Se quedaron en la cabaña hasta el lunes por la mañana. Fue entonces cuando Kaitlyn le dijo que quería volver a Ponderosa.
—No puedo permanecer escondida permanentemente —le había insistido—. Tengo trabajo, responsabilidades… Además, tengo que estar allí porque el fin de semana he de cubrir la fiesta que da el gobernador en la mansión Denning. Y después de la fiesta está la gira relámpago que quiere hacer el gobernador por todo el estado.
—¿Una gira relámpago?
—Sí, en tren. Lleva ya algún tiempo planeada. El tren saldrá en algún momento después de la fiesta, y Edén me ha pedido que me incorpore al vagón de la prensa. Luego, por supuesto, están las elecciones. No puedo echarme atrás ahora. Le debo ese favor.
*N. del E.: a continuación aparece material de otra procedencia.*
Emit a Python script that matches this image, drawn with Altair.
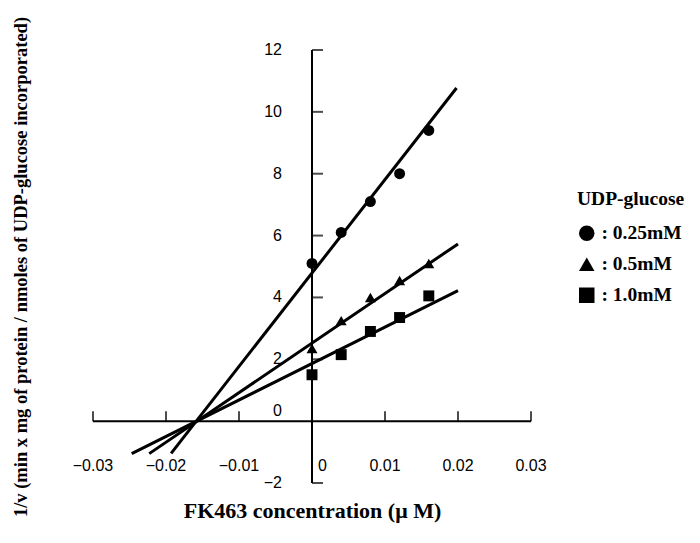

—De acuerdo, lo entiendo —había aceptado Aidan a regañadientes, antes de llamar a Powell para que fueran a recogerlos.
Para cuando llegaron al apartamento de Kaitlyn, todo había cambiado entre ellos. Aquella noche se despidió de Aidan, se encerró en su dormitorio y no volvió a salir hasta la mañana siguiente. El no le preguntó por su decisión. No pronunció una sola palabra sobre el muro que ella había erigido entre ambos, pero su silencio aquiescente le dijo todo lo que necesitaba saber. Incluso más.
—Si no puedo confiar en ti para una tarea tan sencilla, ¿cómo puedo tener fe en que podrás ejecutar la siguiente fase de la operación?
Boone Fowler se encogió de hombros.
—¿Qué remedio te queda?
—Todo tiene remedio, mi querido amigo —su interlocutor esbozó una leve sonrisa—. Dijiste que podías encargarte de Kaitlyn Wilson, y ahora mis fuentes me dicen que ha regresado a su apartamento de Ponderosa, al parecer sin un solo rasguño. ¿Cómo es eso posible?
—Yo te lo explicaré —Fowler se levantó lentamente, crispada la mano en la navaja que había estado escondiendo debajo de la mesa. En ese momento la levantó a la luz para asegurarse de su interlocutor viera el brillo de su hoja—. Tiene un guardaespaldas… uno de los hombres de Cameron Murphy. Y cuenta también con el respaldo de toda la infraestructura de los cazarrecompensas. Yo propongo que nos encarguemos de ellos primero.
—¿Y que toda la operación nos explote en las narices? Ni hablar. Tuviste tu oportunidad, Fowler. Ahora me toca a mí.
—¿Qué vas a hacer?
—Lo que debería haber hecho desde el principio. Encargarme personalmente del problema.
—Así que piensas matarla tú mismo… —murmuró Fowler con tono escéptico, consciente de que aquel hombre nunca se ensuciaba las manos—. Me gustaría verlo.
—Pues lo verás, querido amigo. Todo está preparado. A partir de la noche del sábado… Kaitlyn Wilson no será más que un recuerdo.